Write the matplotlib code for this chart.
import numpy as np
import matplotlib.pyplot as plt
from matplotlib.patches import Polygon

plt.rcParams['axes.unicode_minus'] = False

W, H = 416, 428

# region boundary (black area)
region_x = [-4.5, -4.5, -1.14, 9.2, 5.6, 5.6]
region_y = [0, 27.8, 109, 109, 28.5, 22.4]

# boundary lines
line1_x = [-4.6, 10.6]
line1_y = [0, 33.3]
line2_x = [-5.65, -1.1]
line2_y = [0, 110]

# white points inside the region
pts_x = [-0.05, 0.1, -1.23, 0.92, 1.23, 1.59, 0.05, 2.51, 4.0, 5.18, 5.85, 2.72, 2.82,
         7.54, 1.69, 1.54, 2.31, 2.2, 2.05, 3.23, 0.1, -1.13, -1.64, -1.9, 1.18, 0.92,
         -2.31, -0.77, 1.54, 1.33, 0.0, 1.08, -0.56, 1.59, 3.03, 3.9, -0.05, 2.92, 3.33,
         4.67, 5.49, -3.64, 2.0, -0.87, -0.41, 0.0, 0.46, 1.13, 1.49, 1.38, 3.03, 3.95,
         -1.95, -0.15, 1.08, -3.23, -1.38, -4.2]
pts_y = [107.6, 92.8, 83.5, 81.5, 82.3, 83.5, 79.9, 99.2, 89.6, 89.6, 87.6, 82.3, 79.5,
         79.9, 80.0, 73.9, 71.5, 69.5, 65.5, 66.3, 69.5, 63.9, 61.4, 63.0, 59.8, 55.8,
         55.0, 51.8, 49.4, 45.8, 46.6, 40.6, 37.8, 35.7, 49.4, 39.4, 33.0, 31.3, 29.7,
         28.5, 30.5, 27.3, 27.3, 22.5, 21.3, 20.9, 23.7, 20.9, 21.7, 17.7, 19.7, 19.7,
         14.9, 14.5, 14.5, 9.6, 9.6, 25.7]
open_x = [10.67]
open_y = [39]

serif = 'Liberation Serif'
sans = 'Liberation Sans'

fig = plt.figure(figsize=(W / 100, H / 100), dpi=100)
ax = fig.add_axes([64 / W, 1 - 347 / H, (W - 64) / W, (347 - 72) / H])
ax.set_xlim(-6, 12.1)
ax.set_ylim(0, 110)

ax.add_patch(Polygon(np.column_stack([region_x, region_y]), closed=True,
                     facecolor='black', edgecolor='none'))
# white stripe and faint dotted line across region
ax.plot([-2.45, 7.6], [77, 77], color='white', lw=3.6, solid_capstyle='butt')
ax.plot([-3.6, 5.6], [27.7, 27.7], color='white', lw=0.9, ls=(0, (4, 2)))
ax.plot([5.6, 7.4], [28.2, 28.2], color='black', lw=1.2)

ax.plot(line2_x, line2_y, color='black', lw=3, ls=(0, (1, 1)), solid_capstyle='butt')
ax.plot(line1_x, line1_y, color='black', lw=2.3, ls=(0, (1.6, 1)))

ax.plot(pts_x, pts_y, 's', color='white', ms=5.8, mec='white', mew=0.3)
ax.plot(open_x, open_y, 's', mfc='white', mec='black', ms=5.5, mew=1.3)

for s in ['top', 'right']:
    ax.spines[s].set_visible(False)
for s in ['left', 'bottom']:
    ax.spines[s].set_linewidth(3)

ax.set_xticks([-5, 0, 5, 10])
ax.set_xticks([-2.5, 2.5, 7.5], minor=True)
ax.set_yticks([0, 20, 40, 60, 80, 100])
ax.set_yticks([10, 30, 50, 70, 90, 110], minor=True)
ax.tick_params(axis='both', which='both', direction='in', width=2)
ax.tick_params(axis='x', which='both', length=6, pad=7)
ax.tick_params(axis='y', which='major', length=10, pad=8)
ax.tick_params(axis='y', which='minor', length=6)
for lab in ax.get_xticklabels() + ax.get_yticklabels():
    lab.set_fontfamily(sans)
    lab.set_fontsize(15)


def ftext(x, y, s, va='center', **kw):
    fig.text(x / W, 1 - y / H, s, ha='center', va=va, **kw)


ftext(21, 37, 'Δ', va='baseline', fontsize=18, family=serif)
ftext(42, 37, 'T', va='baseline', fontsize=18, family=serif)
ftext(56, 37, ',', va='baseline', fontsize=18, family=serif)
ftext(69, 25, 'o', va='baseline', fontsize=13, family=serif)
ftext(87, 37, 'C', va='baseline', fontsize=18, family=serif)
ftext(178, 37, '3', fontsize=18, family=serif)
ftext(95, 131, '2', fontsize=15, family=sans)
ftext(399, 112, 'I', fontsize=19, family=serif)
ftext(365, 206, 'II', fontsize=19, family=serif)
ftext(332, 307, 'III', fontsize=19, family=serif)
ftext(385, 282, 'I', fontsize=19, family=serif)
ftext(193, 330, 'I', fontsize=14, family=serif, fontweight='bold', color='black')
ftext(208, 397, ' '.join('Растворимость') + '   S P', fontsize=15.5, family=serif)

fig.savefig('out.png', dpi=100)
════════════════════
■ **WHAT YOU HAVE TO DO**
From the first line of the listing above to the line with "line2_y = [0, 110]", please transcribe each line exactly, both ends included, and nothing beyond that.

■ **PROBLEM SOLUTION**
Write the matplotlib code for this chart.
import numpy as np
import matplotlib.pyplot as plt
from matplotlib.patches import Polygon

plt.rcParams['axes.unicode_minus'] = False

W, H = 416, 428

# region boundary (black area)
region_x = [-4.5, -4.5, -1.14, 9.2, 5.6, 5.6]
region_y = [0, 27.8, 109, 109, 28.5, 22.4]

# boundary lines
line1_x = [-4.6, 10.6]
line1_y = [0, 33.3]
line2_x = [-5.65, -1.1]
line2_y = [0, 110]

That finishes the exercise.